A de Rham p-current can be viewed as a map (the current map) between the set of embeddings of a closed p-dimensional manifold into an ambient n-manifold and the set of linear functionals on differential p-forms. We demonstrate that, for suitably chosen Sobolev topologies on both the space of embeddings and the space of p-forms, the current map is continuously differentiable, with an image that consists of bounded linear functionals on p-forms. Using the Riesz representation theorem we prove that each p-current can be represented by a unique co-exact differential form that has a particular interpretation depending on p.
Embeddings of a manifold can be thought of as shapes with a prescribed topology. Our analysis of the current map provides us with representations of shapes that can be used for the measurement and statistical analysis of collections of shapes. We consider two special cases of our general analysis and prove that: (1) if p=n-1 then closed, embedded, co-dimension one surfaces are naturally represented by probability distributions on the ambient manifold; and (2) if p=1 then closed, embedded, one-dimensional curves are naturally represented by fluid flows on the ambient manifold. In each case we outline some statistical applications using an \dot{H}^{1} and L^{2} metric, respectively. [hal-03556752]

Tangent phylogenetic PCA
Morten Pedersen, Stefan Sommer, Xavier Pennec.
Phylogenetic PCA (p-PCA) is a well-known version of PCA for observations that are leaf nodes of a phylogenetic tree. The method works on Euclidean data, but in evolutionary biology there is a need for applying it to data on manifolds, particularly shape-trees. We provide in [hal-03842847] a generalization of p-PCA to data lying on Riemannian manifolds, called Tangent p-PCA. The figure illustrates step 1 of our method, consisting of estimating the unknown root node of the phylogenetic tree.
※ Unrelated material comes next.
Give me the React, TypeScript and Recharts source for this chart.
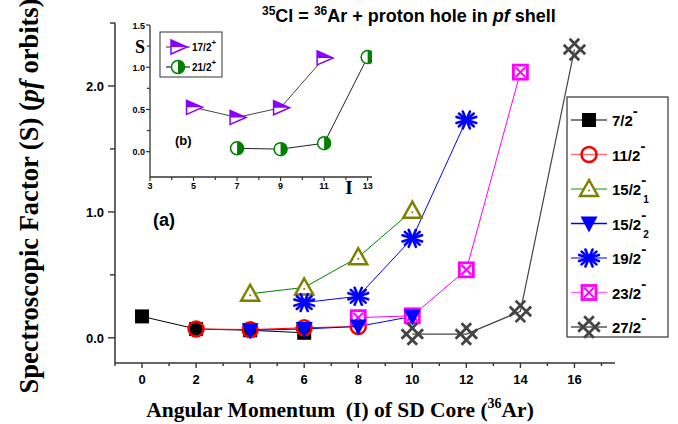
import React from 'react';
import { LineChart, Line, XAxis, YAxis } from 'recharts';

// ---------- main panel (a) data ----------
const I_72 = [0, 2, 4, 6];
const S_72 = [0.17, 0.07, 0.06, 0.04];
const I_112 = [2, 4, 6, 8];
const S_112 = [0.07, 0.065, 0.08, 0.09];
const I_152a = [4, 6, 8, 10];
const S_152a = [0.35, 0.4, 0.64, 1.01];
const I_152b = [4, 6, 8, 10];
const S_152b = [0.06, 0.07, 0.09, 0.17];
const I_192 = [6, 8, 10, 12];
const S_192 = [0.28, 0.33, 0.79, 1.73];
const I_232 = [8, 10, 12, 14];
const S_232 = [0.16, 0.175, 0.54, 2.11];
const I_272 = [10, 12, 14, 16];
const S_272 = [0.03, 0.03, 0.21, 2.29];

// ---------- inset panel (b) data ----------
const I_172p = [5, 7, 9, 11];
const S_172p = [0.525, 0.405, 0.52, 1.11];
const I_212p = [7, 9, 11, 13];
const S_212p = [0.04, 0.03, 0.1, 1.12];

const X_TICKS = [-1, 0, 1, 2, 3, 4, 5, 6, 7, 8, 9, 10, 11, 12, 13, 14, 15, 16, 17];
const Y_TICKS = [0, 0.5, 1, 1.5, 2, 2.5];
const INSET_X_TICKS = [3, 4, 5, 6, 7, 8, 9, 10, 11, 12, 13];
const INSET_Y_TICKS = [0, 0.25, 0.5, 0.75, 1, 1.25, 1.5];

const zip = (xs: number[], ys: number[]) => xs.map((x, i) => ({ x, y: ys[i] }));

const SANS = 'Liberation Sans, Arial, sans-serif';
const SERIF = 'Liberation Serif, Times New Roman, serif';
const AX = '#333';

// ---------- marker shapes ----------
const mkSquare = (cx: number, cy: number, k?: any) => (
  <rect key={k} x={cx - 7} y={cy - 7} width={14} height={14} fill="#000" />
);
const mkCircle = (cx: number, cy: number, k?: any) => (
  <circle key={k} cx={cx} cy={cy} r={7.5} fill="none" stroke="#ff0000" strokeWidth={2.5} />
);
const mkTriUp = (cx: number, cy: number, k?: any) => (
  <g key={k}>
    <polygon points={`${cx},${cy - 9} ${cx - 9},${cy + 7} ${cx + 9},${cy + 7}`} fill="#fff" stroke="#808000" strokeWidth={2.5} strokeLinejoin="miter" />
    <circle cx={cx} cy={cy + 1.5} r={1} fill="#808000" />
  </g>
);
const mkTriDown = (cx: number, cy: number, k?: any) => (
  <polygon key={k} points={`${cx - 8.5},${cy - 7} ${cx + 8.5},${cy - 7} ${cx},${cy + 9}`} fill="#0000ff" />
);
const mkStar = (cx: number, cy: number, k?: any) => {
  const angs = [20, 45, 70, 110, 135, 160];
  return (
    <g key={k} stroke="#0000ff" strokeWidth={2.6} strokeLinecap="round">
      {angs.map((a) => {
        const r = (a * Math.PI) / 180;
        const dx = Math.cos(r) * 10.5;
        const dy = Math.sin(r) * 9;
        return <line key={a} x1={cx - dx} y1={cy - dy} x2={cx + dx} y2={cy + dy} />;
      })}
    </g>
  );
};
const mkBoxX = (cx: number, cy: number, k?: any) => (
  <g key={k}>
    <rect x={cx - 7} y={cy - 7} width={14} height={14} fill="#fff" stroke="#ff00ff" strokeWidth={2.8} />
    <line x1={cx - 5} y1={cy - 5} x2={cx + 5} y2={cy + 5} stroke="#ff00ff" strokeWidth={2} />
    <line x1={cx - 5} y1={cy + 5} x2={cx + 5} y2={cy - 5} stroke="#ff00ff" strokeWidth={2} />
  </g>
);
const mkHatch = (cx: number, cy: number, k?: any) => {
  const d = 4.2;
  const L = 11;
  const s = Math.SQRT1_2;
  const segs: any[] = [];
  [-d, d].forEach((o, i) => {
    const ox = o * s, oy = -o * s;
    segs.push(<line key={'a' + i} x1={cx + ox - L * s} y1={cy + oy - L * s} x2={cx + ox + L * s} y2={cy + oy + L * s} />);
  });
  [-d, d].forEach((o, i) => {
    const ox = o * s, oy = o * s;
    segs.push(<line key={'b' + i} x1={cx + ox - L * s} y1={cy + oy + L * s} x2={cx + ox + L * s} y2={cy + oy - L * s} />);
  });
  return (
    <g key={k} stroke="#444" strokeWidth={2.8} strokeLinecap="butt">
      {segs}
    </g>
  );
};
const mkHalfTri = (cx: number, cy: number, k?: any) => (
  <g key={k}>
    <polygon points={`${cx - 7},${cy - 7} ${cx - 7},${cy + 7} ${cx + 9},${cy}`} fill="#fff" stroke="#8a00ff" strokeWidth={1.5} />
    <polygon points={`${cx - 7},${cy - 7} ${cx + 9},${cy} ${cx - 7},${cy}`} fill="#8a00ff" />
  </g>
);
const mkHalfCircle = (cx: number, cy: number, k?: any) => (
  <g key={k}>
    <circle cx={cx} cy={cy} r={6.5} fill="#fff" stroke="#008000" strokeWidth={1.5} />
    <path d={`M ${cx} ${cy - 6.5} A 6.5 6.5 0 0 1 ${cx} ${cy + 6.5} Z`} fill="#008000" />
  </g>
);

const dotOf = (fn: (cx: number, cy: number, k?: any) => any) => (p: any) => {
  if (p == null || p.cx == null || p.cy == null) return <g key={p?.index} />;
  return fn(p.cx, p.cy, `d${p.index}`);
};

// ---------- ticks ----------
const MainXTick = (p: any) => {
  const v = p.payload.value;
  const major = v >= 0 && v % 2 === 0;
  return (
    <g>
      <line x1={p.x} x2={p.x} y1={p.y} y2={p.y + (major ? 5 : 3)} stroke={AX} strokeWidth={1.4} />
      {major && (
        <text x={p.x} y={p.y + 21} textAnchor="middle" fontFamily={SANS} fontWeight="bold" fontSize={13} fill="#000">
          {v}
        </text>
      )}
    </g>
  );
};
const MainYTick = (p: any) => {
  const v = p.payload.value;
  const major = Number.isInteger(v);
  return (
    <g>
      <line x1={p.x - (major ? 7 : 5)} x2={p.x} y1={p.y} y2={p.y} stroke={AX} strokeWidth={1.4} />
      {major && (
        <text x={p.x - 11} y={p.y + 5} textAnchor="end" fontFamily={SANS} fontWeight="bold" fontSize={13} fill="#000">
          {v.toFixed(1)}
        </text>
      )}
    </g>
  );
};
const InsetXTick = (p: any) => {
  const v = p.payload.value;
  const major = v % 2 === 1;
  return (
    <g>
      <line x1={p.x} x2={p.x} y1={p.y} y2={p.y + (major ? 4 : 3)} stroke={AX} strokeWidth={1.2} />
      {major && (
        <text x={p.x} y={p.y + 12} textAnchor="middle" fontFamily={SANS} fontWeight="bold" fontSize={9} fill="#000">
          {v}
        </text>
      )}
    </g>
  );
};
const InsetYTick = (p: any) => {
  const v = p.payload.value;
  const major = Math.abs(v * 2 - Math.round(v * 2)) < 1e-6;
  return (
    <g>
      <line x1={p.x - (major ? 4 : 3)} x2={p.x} y1={p.y} y2={p.y} stroke={AX} strokeWidth={1.2} />
      {major && (
        <text x={p.x - 5} y={p.y + 3.5} textAnchor="end" fontFamily={SANS} fontWeight="bold" fontSize={9} fill="#000">
          {v.toFixed(1)}
        </text>
      )}
    </g>
  );
};

// ---------- legend ----------
const MAIN_LEGEND = [
  { label: '7/2', sub: '', line: '#555', mk: mkSquare },
  { label: '11/2', sub: '', line: '#ff7070', mk: mkCircle },
  { label: '15/2', sub: '1', line: '#5cb85c', mk: mkTriUp },
  { label: '15/2', sub: '2', line: '#0000ff', mk: mkTriDown },
  { label: '19/2', sub: '', line: '#4d4dff', mk: mkStar },
  { label: '23/2', sub: '', line: '#ff66ff', mk: mkBoxX },
  { label: '27/2', sub: '', line: '#555', mk: mkHatch },
];
const INSET_LEGEND = [
  { label: '17/2', line: '#555', mk: mkHalfTri },
  { label: '21/2', line: '#222', mk: mkHalfCircle },
];

const Overlay = () => (
  <svg width={678} height={424} style={{ position: 'absolute', left: 0, top: 0, pointerEvents: 'none' }}>
    {/* title */}
    <text x={262} y={22} fontFamily={SANS} fontWeight="bold" fontSize={18} fill="#000">
      <tspan fontSize={12} dy={-7}>35</tspan>
      <tspan dy={7}>Cl = </tspan>
      <tspan fontSize={12} dy={-7}>36</tspan>
      <tspan dy={7}>Ar + proton hole in </tspan>
      <tspan fontStyle="italic">pf</tspan>
      <tspan> shell</tspan>
    </text>
    {/* y axis title */}
    <text transform="translate(38,196) rotate(-90)" textAnchor="middle" fontFamily={SERIF} fontWeight="bold" fontSize={26.5} fill="#000">
      Spectroscopic Factor (S) (<tspan fontStyle="italic">pf</tspan> orbits)
    </text>
    {/* x axis title */}
    <text x={340} y={417} textAnchor="middle" fontFamily={SERIF} fontWeight="bold" fontSize={21.5} fill="#000" xmlSpace="preserve">
      Angular Momentum{'\u00a0\u00a0'}(I) of SD Core (<tspan fontSize={14} dy={-9}>36</tspan>
      <tspan dy={9}>Ar)</tspan>
    </text>
    {/* panel labels */}
    <text x={153} y={226} fontFamily={SANS} fontWeight="bold" fontSize={18} fill="#000">(a)</text>
    <text x={175} y={145} fontFamily={SANS} fontWeight="bold" fontSize={13} fill="#000">(b)</text>
    <text x={140} y={53} textAnchor="middle" fontFamily={SERIF} fontWeight="bold" fontSize={18} fill="#000">S</text>
    <text x={349} y={194} textAnchor="middle" fontFamily={SERIF} fontWeight="bold" fontSize={19} fill="#000">I</text>

    {/* main legend */}
    <rect x={567} y={97} width={101} height={240} fill="#fff" stroke="#333" strokeWidth={1.2} />
    {MAIN_LEGEND.map((e, i) => {
      const cy = 120 + i * 34.5;
      return (
        <g key={i}>
          <line x1={571} x2={607} y1={cy} y2={cy} stroke={e.line} strokeWidth={1.4} />
          {e.mk(589, cy)}
          <text x={612} y={cy + 6} fontFamily={SANS} fontWeight="bold" fontSize={15} fill="#000">
            {e.label}
            <tspan fontSize={15} dy={-10}>-</tspan>
            {e.sub && (
              <tspan fontSize={10} dy={18} dx={-3}>
                {e.sub}
              </tspan>
            )}
          </text>
        </g>
      );
    })}

    {/* inset legend */}
    <rect x={160} y={32} width={62} height={45} fill="#fff" stroke="#333" strokeWidth={1} />
    {INSET_LEGEND.map((e, i) => {
      const cy = 47 + i * 20;
      return (
        <g key={i}>
          <line x1={166} x2={190} y1={cy} y2={cy} stroke={e.line} strokeWidth={1.2} />
          {e.mk(178, cy)}
          <text x={192} y={cy + 4} fontFamily={SANS} fontWeight="bold" fontSize={10} fill="#000">
            {e.label}
            <tspan fontSize={8} dy={-6}>+</tspan>
          </text>
        </g>
      );
    })}
  </svg>
);

export default function App() {
  return (
    <div style={{ position: 'absolute', left: 0, top: 0, width: 678, height: 424, background: '#fff' }}>
      <div style={{ position: 'absolute', left: 0, top: 0 }}>
        <LineChart width={678} height={424} margin={{ top: 23, right: 63, bottom: 31, left: 55 }}>
          <XAxis
            type="number"
            dataKey="x"
            domain={[-1, 17.5]}
            ticks={X_TICKS}
            interval={0}
            height={30}
            tickSize={0}
            tickMargin={0}
            tickLine={false}
            tick={MainXTick}
            axisLine={{ stroke: AX, strokeWidth: 1.5 }}
            allowDataOverflow
          />
          <YAxis
            type="number"
            domain={[-0.2, 2.5]}
            ticks={Y_TICKS}
            interval={0}
            width={60}
            tickSize={0}
            tickMargin={0}
            tickLine={false}
            tick={MainYTick}
            axisLine={{ stroke: AX, strokeWidth: 1.5 }}
            allowDataOverflow
          />
          <Line data={zip(I_72, S_72)} dataKey="y" stroke="#000" strokeWidth={1} dot={dotOf(mkSquare)} activeDot={false} isAnimationActive={false} />
          <Line data={zip(I_112, S_112)} dataKey="y" stroke="#ff0000" strokeWidth={1.2} dot={dotOf(mkCircle)} activeDot={false} isAnimationActive={false} />
          <Line data={zip(I_152a, S_152a)} dataKey="y" stroke="#008000" strokeWidth={1} dot={dotOf(mkTriUp)} activeDot={false} isAnimationActive={false} />
          <Line data={zip(I_232, S_232)} dataKey="y" stroke="#ff00ff" strokeWidth={1} dot={dotOf(mkBoxX)} activeDot={false} isAnimationActive={false} />
          <Line data={zip(I_152b, S_152b)} dataKey="y" stroke="#0000ff" strokeWidth={1} dot={dotOf(mkTriDown)} activeDot={false} isAnimationActive={false} />
          <Line data={zip(I_192, S_192)} dataKey="y" stroke="#0000ff" strokeWidth={1} dot={dotOf(mkStar)} activeDot={false} isAnimationActive={false} />
          <Line data={zip(I_272, S_272)} dataKey="y" stroke="#444" strokeWidth={1.2} dot={dotOf(mkHatch)} activeDot={false} isAnimationActive={false} />
        </LineChart>
      </div>
      <div style={{ position: 'absolute', left: 0, top: 0 }}>
        <LineChart width={400} height={200} margin={{ top: 25, right: 28, bottom: 3, left: 120 }}>
          <XAxis
            type="number"
            dataKey="x"
            domain={[3, 13.2]}
            ticks={INSET_X_TICKS}
            interval={0}
            height={20}
            tickSize={0}
            tickMargin={0}
            tickLine={false}
            tick={InsetXTick}
            axisLine={{ stroke: AX, strokeWidth: 1.3 }}
            allowDataOverflow
          />
          <YAxis
            type="number"
            domain={[-0.3, 1.5]}
            ticks={INSET_Y_TICKS}
            interval={0}
            width={30}
            tickSize={0}
            tickMargin={0}
            tickLine={false}
            tick={InsetYTick}
            axisLine={{ stroke: AX, strokeWidth: 1.3 }}
            allowDataOverflow
          />
          <Line data={zip(I_172p, S_172p)} dataKey="y" stroke="#444" strokeWidth={1} dot={dotOf(mkHalfTri)} activeDot={false} isAnimationActive={false} />
          <Line data={zip(I_212p, S_212p)} dataKey="y" stroke="#222" strokeWidth={1} dot={dotOf(mkHalfCircle)} activeDot={false} isAnimationActive={false} />
        </LineChart>
      </div>
      <Overlay />
    </div>
  );
}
Wrapped Gaussian Process Regression on Riemannian Manifolds
Tom Szwagier, Arthur Pignet.
This work focuses on the implementation in the python library Geomstats of wrapped Gaussian process regression on Riemannian manifolds. This work won the second prize from the ICLR Computational Geometry &Topology Challenge associated to the ICLR 2022 Workshop on Geometrical and Topological Representation Learning. The challenge and its submissions are summarized in the white paper [hal-03903044] and the code is available on the challenge repository.

Geometries of covariance and correlation matrices
Yann Thanwerdas, Xavier Pennec.
In [hal-03414887], we use the principles of deformed metrics and balanced metrics to:
1. introduce Mixed-Power-Euclidean metrics which encompass the Euclidean, affine-invariant, log-Euclidean and BKM metrics;
2. relate the MPE metrics to the (u,v)-divergences of Information Geometry;
3. compute the curvature (see bounds on the figure).
In [tel-03698752], we further:
1. introduce convenient metrics on correlation matrices of full rank;
2. characterize the Bures-Wasserstein geodesics on covariance matrices.